The defendant filed an answer denying the essential allegations of the complaint and also filed a third-party complaint against Howard Nochumson alleging that he was the cause of the plaintiff's problems.

Upon the interlocutory hearing testimony and documentary evidence were introduced.

Thereupon the trial court made findings of fact and conclusions of law. It temporarily restrained the defendant from allowing accumulations of mud, silt and debris to remain in the stream and from continuing to clog and stop the natural flow of water through the underground drainage system. The order also authorized the defendant to go upon the plaintiff's property at such times as may be necessary to perform such acts thereon as required to comply with the order; provided, however, that in doing so the defendant shall not cause additional injury or damage to the plaintiff's property.

The appeal is from this order, which is the sole enumeration of error.

1. The undisputed evidence was that the parties here, until shortly before the filing of the suit, were adjoining landowners, and that the property of the plaintiff was lower than that of the defendant.

*828 In this situation the rule of the civil law prevails in this State. Accordingly, "`Where two city lots adjoin, the lower lot owes a servitude to the higher, so far as to receive the water which naturally runs from it, provided the owner of the latter has done no act to increase such flow by artificial means.' [Cits.] `As to surface water, one land proprietor has no right to concentrate and collect it, and thus cause it to be discharged upon the land of a lower proprietor in greater quantities at a particular locality, or in a manner different from that in which the water would be received by the lower estate if it simply ran down upon it from the upper by the law of gravitation.' [Cits.]" Gill v. First Christian Church, 216 Ga. 454 (1) (117 SE2d 164).

2. In this situation we are mindful of the principle that "The granting and continuing of injunctions shall always rest in the sound discretion of the judge, according to the circumstances of each case." Code § 55-108. Accordingly, an abuse of discretion must be manifest before this court will interfere in the grant or refusal of an injunction.

3. Here, the evidence amply showed that the acts of the defendant constituted a nuisance which will continue during every period of heavy rainfall in recurrence of the injury.
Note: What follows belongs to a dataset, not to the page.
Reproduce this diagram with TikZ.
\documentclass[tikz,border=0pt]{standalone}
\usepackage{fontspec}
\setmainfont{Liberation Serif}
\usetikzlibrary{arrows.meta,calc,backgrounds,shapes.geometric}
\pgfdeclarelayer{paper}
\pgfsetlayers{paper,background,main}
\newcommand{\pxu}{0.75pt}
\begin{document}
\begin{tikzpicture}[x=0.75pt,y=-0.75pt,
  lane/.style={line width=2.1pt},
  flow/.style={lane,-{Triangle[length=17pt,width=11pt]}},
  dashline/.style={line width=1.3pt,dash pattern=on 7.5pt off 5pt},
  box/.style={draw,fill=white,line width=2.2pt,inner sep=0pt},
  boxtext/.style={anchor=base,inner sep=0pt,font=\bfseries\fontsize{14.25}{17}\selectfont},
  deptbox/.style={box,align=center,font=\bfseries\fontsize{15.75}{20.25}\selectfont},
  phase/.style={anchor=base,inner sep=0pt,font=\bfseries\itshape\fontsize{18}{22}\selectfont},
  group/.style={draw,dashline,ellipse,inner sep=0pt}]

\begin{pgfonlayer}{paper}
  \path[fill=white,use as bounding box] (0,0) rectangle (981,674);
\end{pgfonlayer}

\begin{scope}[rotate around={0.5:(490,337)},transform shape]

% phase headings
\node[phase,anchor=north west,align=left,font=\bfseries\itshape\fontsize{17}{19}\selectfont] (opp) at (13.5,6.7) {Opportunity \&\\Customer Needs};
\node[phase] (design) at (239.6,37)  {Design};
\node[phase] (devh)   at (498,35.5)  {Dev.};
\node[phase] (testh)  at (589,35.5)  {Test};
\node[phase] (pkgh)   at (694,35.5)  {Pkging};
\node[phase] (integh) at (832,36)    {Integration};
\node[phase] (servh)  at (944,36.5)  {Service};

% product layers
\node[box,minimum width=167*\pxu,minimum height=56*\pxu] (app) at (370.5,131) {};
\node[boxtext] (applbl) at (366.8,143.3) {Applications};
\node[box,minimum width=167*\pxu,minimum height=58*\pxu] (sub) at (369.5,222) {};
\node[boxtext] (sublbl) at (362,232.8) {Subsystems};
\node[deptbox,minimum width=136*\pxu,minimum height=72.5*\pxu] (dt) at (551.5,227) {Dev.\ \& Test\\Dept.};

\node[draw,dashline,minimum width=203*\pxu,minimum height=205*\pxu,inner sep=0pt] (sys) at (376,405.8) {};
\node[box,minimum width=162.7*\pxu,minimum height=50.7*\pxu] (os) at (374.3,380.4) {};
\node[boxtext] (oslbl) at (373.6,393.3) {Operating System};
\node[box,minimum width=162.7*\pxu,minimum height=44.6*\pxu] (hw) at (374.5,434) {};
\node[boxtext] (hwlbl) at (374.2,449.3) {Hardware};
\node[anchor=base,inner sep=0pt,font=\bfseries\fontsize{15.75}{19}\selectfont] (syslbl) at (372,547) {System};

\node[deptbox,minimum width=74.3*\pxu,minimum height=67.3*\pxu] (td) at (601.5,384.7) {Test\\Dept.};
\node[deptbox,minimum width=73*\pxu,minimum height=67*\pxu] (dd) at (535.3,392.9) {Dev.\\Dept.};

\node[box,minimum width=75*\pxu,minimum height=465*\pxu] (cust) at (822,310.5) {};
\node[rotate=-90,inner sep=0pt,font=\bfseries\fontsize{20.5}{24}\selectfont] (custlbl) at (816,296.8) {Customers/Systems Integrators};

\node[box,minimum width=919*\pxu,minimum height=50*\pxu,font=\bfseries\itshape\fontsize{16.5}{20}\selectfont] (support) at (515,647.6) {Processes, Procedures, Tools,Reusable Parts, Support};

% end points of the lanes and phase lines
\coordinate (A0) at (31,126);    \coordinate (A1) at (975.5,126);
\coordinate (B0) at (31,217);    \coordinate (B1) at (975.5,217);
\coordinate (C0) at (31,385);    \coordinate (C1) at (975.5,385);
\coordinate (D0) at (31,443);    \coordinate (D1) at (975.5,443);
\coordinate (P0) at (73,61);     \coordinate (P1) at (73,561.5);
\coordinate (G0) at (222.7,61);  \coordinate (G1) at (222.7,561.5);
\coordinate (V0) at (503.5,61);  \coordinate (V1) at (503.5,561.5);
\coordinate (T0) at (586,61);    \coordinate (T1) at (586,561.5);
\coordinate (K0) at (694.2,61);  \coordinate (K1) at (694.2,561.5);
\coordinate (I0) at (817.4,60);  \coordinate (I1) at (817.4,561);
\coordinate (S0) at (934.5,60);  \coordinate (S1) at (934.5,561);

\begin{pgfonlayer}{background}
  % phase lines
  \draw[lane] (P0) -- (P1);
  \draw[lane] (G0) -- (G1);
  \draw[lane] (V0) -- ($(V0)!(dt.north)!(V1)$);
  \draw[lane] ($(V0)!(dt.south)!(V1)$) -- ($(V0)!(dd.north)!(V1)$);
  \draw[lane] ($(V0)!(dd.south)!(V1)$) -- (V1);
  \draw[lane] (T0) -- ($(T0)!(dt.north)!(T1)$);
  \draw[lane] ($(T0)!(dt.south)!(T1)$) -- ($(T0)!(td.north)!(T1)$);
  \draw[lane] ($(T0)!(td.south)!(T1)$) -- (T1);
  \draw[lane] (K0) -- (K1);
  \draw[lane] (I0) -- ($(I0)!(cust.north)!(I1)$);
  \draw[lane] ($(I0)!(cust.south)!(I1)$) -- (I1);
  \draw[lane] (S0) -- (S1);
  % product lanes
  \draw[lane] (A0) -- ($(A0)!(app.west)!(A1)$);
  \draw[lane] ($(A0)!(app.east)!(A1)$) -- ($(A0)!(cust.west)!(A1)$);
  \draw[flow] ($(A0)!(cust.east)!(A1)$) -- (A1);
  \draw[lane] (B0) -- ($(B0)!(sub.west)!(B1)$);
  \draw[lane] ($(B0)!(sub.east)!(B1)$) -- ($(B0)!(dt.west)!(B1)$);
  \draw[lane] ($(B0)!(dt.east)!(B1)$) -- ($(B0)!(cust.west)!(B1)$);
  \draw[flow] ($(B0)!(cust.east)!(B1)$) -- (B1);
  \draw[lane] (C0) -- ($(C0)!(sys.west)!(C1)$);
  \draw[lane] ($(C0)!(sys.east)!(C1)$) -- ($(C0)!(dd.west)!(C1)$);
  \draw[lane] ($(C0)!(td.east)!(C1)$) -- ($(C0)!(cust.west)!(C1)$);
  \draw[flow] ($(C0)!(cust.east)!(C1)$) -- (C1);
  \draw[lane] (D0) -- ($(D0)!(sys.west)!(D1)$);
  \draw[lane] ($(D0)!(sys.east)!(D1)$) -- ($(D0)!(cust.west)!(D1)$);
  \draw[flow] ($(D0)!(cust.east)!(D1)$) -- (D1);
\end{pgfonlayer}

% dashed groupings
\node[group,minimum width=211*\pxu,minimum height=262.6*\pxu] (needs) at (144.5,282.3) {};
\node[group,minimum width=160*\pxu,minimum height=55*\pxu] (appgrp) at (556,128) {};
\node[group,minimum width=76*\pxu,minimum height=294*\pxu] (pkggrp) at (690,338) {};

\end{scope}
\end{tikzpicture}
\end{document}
Nor is a different result required by any of the contentions made by the defendant.

(a) The fact that at the time the suit was filed the defendant had sold his property, from which the alleged cause of the injury arose, does not absolve him from being a continuing wrongdoer or from the responsibility of remedying its cause. The evidence showed that the defendant created the nuisance and that it was continuing. The trial court was authorized to restrain it and to require the defendant to cease and desist from continuing it. Compare McFarland v. DeKalb County, 224 Ga. 618 (1) (163 SE2d 827).

(b) The interlocutory injunction did not amount to a finding of the ultimate questions in the case and thus was not beyond the authority of the trial court to render at an interlocutory hearing. As stated above, the situation was continuing and also, the trial court concluded that the plaintiff *829 had no complete and adequate remedy at law. For these reasons the interlocutory injunction was necessary.

(c) An adequate remedy at law, in the form of damages, did not exist here. While the defendant contends that the evidence shows that the nuisance complained of had ceased prior to the filing of the suit, the trial court's finding of fact, not controverted by the evidence, is to the effect that the conditions complained of here recur with each period of heavy rain. Hence, there was need for injunctive relief.

(d) The interlocutory injunction here was not invalid as being mandatory. The main purpose of the relief sought was to restrain the defendant from maintaining a continuing nuisance upon the plaintiff's property. Whether prohibitory or mandatory in nature, a court of equity in Georgia can grant injunctive relief as was done under the order here.

(e) The evidence clearly supports the order of the trial court and no abuse of discretion has been shown.

For the reasons stated above, the grant of the interlocutory injunction was not erroneous.

Judgment affirmed. All the Justices concur.